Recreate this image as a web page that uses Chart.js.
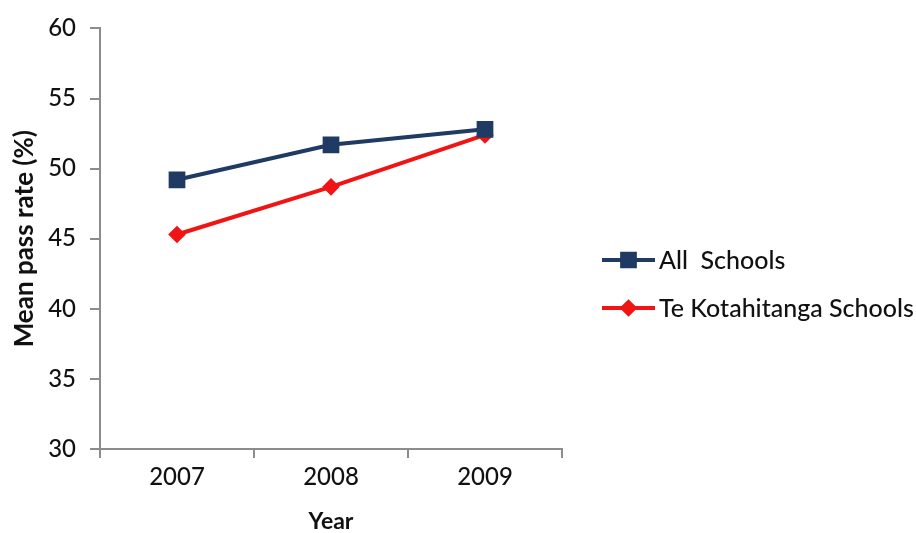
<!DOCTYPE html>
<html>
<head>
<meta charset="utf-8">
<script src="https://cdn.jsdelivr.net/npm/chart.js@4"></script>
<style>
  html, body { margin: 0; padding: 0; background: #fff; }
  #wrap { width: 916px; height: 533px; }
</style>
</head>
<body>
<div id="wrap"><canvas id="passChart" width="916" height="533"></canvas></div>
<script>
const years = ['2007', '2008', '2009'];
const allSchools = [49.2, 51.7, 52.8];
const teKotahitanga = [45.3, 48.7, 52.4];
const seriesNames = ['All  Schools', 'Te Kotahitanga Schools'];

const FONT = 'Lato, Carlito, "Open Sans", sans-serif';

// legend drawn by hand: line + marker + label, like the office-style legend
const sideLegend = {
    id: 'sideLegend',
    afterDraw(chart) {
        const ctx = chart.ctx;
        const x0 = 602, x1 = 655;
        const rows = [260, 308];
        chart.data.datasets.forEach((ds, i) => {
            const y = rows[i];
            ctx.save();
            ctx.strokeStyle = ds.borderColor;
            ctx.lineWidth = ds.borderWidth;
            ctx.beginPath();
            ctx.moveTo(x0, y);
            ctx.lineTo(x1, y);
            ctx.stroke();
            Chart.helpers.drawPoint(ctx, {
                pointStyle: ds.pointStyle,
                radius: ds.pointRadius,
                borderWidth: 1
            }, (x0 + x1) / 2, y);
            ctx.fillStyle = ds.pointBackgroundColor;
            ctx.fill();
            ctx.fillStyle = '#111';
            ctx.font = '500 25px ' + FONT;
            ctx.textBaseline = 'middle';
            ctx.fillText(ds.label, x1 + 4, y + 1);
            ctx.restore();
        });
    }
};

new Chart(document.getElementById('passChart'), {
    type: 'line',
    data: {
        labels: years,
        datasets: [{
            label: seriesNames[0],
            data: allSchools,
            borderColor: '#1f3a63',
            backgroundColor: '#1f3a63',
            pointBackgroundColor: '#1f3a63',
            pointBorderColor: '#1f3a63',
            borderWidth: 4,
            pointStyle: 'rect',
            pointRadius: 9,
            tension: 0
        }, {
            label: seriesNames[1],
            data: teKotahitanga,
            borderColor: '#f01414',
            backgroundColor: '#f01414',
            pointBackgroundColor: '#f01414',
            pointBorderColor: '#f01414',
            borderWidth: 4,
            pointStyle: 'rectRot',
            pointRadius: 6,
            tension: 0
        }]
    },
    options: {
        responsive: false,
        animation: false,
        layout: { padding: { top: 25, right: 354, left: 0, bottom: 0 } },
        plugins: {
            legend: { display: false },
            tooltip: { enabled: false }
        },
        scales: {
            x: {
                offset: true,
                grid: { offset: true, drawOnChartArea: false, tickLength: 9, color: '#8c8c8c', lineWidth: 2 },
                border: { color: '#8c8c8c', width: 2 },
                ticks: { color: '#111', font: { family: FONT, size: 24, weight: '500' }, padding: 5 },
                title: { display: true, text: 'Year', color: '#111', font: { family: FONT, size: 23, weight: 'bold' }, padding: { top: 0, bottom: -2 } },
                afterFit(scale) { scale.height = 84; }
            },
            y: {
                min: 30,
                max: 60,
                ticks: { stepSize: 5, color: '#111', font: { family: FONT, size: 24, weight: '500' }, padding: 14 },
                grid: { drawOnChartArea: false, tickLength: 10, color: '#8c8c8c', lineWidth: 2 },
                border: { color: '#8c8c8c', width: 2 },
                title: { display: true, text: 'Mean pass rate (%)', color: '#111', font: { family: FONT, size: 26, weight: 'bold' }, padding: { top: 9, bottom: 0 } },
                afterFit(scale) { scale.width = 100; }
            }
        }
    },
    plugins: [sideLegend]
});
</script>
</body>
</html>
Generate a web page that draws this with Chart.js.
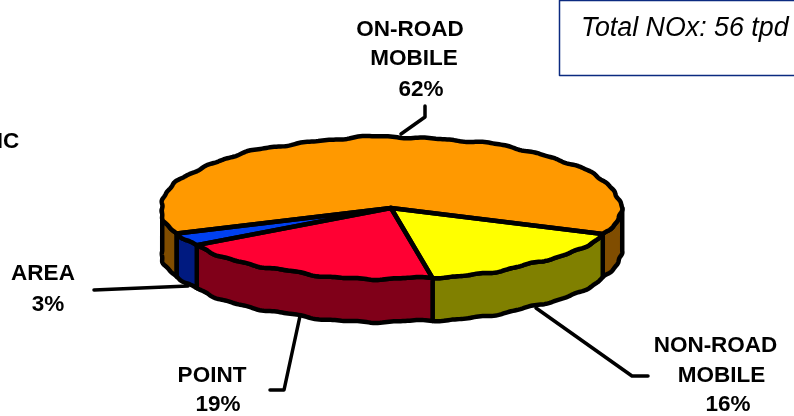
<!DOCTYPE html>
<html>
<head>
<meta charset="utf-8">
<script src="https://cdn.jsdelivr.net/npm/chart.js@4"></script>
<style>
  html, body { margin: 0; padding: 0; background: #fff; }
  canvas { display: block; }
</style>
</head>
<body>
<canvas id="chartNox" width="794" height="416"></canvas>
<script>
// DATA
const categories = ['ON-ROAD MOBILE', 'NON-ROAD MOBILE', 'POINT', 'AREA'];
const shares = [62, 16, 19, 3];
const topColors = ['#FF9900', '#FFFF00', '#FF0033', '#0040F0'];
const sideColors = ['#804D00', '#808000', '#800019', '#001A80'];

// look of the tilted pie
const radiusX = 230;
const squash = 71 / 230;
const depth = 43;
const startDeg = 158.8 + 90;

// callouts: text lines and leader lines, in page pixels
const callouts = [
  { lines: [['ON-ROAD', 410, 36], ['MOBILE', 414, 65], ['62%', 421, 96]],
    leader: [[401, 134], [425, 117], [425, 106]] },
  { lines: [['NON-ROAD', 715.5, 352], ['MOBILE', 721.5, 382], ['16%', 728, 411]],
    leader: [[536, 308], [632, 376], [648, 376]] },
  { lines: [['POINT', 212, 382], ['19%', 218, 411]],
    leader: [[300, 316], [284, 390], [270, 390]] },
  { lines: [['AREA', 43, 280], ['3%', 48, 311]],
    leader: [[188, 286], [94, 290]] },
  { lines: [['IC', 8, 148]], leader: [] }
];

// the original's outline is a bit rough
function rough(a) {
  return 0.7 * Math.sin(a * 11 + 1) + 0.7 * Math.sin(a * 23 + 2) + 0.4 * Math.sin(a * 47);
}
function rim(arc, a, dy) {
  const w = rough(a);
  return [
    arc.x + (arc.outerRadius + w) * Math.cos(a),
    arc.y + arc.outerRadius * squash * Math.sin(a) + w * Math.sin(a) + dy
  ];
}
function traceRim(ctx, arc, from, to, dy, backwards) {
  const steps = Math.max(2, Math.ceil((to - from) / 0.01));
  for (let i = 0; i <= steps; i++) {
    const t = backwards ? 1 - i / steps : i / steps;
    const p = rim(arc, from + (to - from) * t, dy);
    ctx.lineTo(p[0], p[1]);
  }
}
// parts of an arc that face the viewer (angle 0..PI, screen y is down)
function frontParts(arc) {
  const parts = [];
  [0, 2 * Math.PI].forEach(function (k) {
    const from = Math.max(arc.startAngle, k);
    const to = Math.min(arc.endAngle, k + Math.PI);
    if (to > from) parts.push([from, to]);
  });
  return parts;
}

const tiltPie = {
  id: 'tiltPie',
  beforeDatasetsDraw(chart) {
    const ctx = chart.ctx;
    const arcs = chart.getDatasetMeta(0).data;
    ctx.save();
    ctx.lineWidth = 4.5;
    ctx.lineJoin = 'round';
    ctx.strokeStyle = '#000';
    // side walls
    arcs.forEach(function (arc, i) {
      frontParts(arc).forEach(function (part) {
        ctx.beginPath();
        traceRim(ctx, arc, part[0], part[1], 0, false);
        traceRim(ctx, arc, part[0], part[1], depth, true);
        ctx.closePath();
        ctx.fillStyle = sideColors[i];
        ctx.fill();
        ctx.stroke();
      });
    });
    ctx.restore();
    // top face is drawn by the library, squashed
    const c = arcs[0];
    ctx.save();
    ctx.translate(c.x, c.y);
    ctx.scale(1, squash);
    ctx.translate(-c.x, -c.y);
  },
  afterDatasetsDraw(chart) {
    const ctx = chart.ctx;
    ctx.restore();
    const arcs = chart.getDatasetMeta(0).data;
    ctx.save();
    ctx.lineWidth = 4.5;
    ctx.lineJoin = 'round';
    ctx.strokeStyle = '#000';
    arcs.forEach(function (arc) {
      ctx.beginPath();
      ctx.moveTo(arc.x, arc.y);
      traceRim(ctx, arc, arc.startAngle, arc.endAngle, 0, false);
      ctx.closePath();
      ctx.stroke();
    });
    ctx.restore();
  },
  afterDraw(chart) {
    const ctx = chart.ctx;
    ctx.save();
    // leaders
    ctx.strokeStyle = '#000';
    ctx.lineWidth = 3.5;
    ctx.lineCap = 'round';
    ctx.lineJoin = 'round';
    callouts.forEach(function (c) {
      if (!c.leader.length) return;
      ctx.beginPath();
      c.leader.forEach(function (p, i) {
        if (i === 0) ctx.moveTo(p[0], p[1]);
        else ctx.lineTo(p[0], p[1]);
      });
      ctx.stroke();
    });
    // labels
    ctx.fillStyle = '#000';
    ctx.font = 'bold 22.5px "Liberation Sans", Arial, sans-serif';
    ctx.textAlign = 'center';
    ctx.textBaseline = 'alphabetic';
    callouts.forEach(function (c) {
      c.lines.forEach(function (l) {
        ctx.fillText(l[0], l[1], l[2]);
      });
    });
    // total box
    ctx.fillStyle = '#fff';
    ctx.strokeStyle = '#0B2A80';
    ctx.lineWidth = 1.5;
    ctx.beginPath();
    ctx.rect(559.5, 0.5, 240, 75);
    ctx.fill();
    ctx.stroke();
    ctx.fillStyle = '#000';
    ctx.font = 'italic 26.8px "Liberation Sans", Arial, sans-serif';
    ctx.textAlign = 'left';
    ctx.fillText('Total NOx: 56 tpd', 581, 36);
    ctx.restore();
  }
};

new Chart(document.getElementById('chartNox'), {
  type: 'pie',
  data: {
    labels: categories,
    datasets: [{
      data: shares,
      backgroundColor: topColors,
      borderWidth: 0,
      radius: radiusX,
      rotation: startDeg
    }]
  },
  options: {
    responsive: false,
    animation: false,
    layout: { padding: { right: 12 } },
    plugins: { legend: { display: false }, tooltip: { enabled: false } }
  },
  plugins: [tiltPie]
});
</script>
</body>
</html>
=======
§ **Task statement**:
Within the entries above, work out how many lines contain the word "this". The number alone is the answer.

§ **Written answer**:
2